Thursday, April 21, 2011

Final thought for the day: is there a barrier to entry for tablet news aggregation apps?

I was asked by about a half dozen readers today what my impression of the new app from was – that will come tomorrow. But while many writers are enthusiastic about these news aggregation applications, I am a little cautious. Like any new product that hits the market I ask myself two questions that I find are fundamental: what is unique about the product, and is there a barrier to entry that will prevent others from doing the same thing?
When Apple started to accept third party apps into the newly launched App Store one of the first types of apps that were seen in the News category were RSS feed news aggregators. New readers are still launched. But sitting on top of the heap remains Marco Arment's Instapaper. The reason is simple: Instapaper provides a unique service that combines both superior programming with unique features. It is not simply an RSS feed reader. (In fact, it is not one at all.)

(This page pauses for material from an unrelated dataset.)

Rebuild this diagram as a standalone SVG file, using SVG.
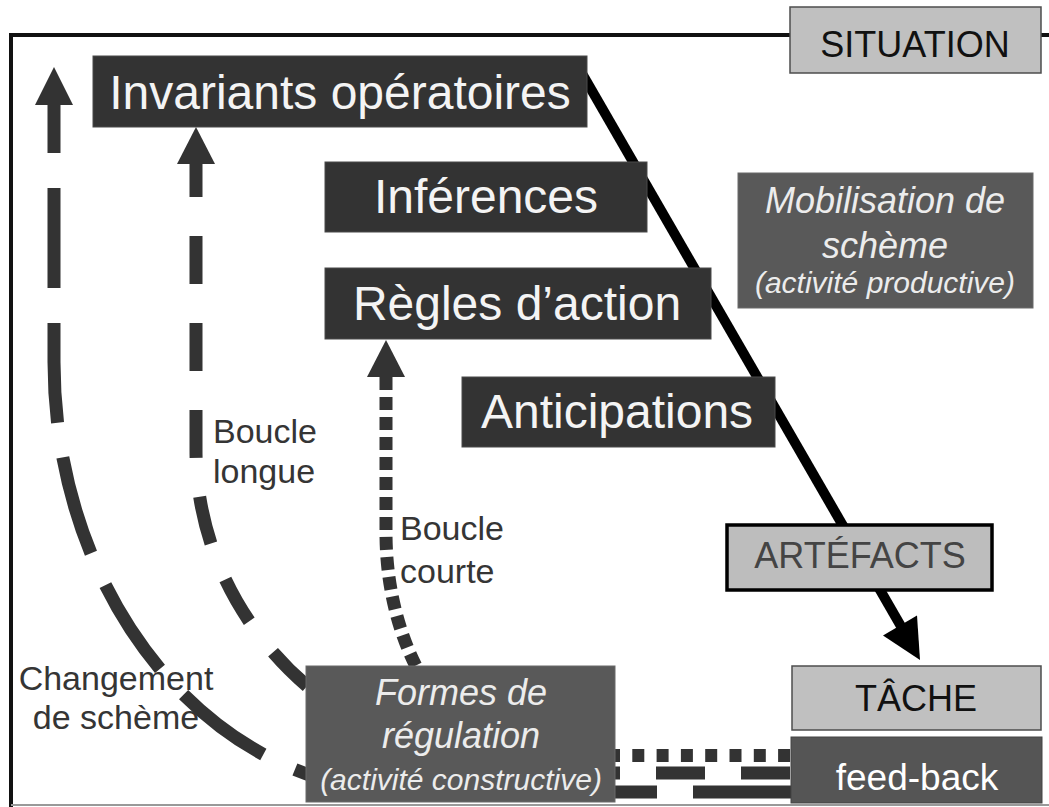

Now, one year after the iPad was launched, we have Flipboard, Zite, Pulse, and other magazine-styled news apps. Can all these apps succeed? Is there a barrier to entry that will prevent other apps with similar concepts from entering the market?

I don't know the answer to these questions yet, but clearly I wonder about the long term viability of the news aggregator model for tablets. I know that because I am a news junkie and consume far more information each day than the average reader, sitting in front of Flipboard holds little pleasure. But the time I get around to reading for pleasure I want something that offers me a consistent level of quality in both writing and design – not a mashup. If the goal is a quick read I find the tablet to be the wrong device, for that I want the web.

Like the OCR which created a new iPad app because it wanted a product that fit the reading habits of iPad owners, I wonder if aggregation apps will be supplanted by more branded news apps from individual media outlets who take the design and aggregation ideas from these new entries into the market and improve upon them through better curation, writing and editing. I have no doubt that consumers what the ability to customize their media experiences. I just wonder whether consumers will find that they are better aggregators and curators than the professionals.

In the end, aggregation of content will continue to be a major features of future media apps. I just have my doubts whether the future will be lots of these apps all raking in millions. Right now I just don't see it.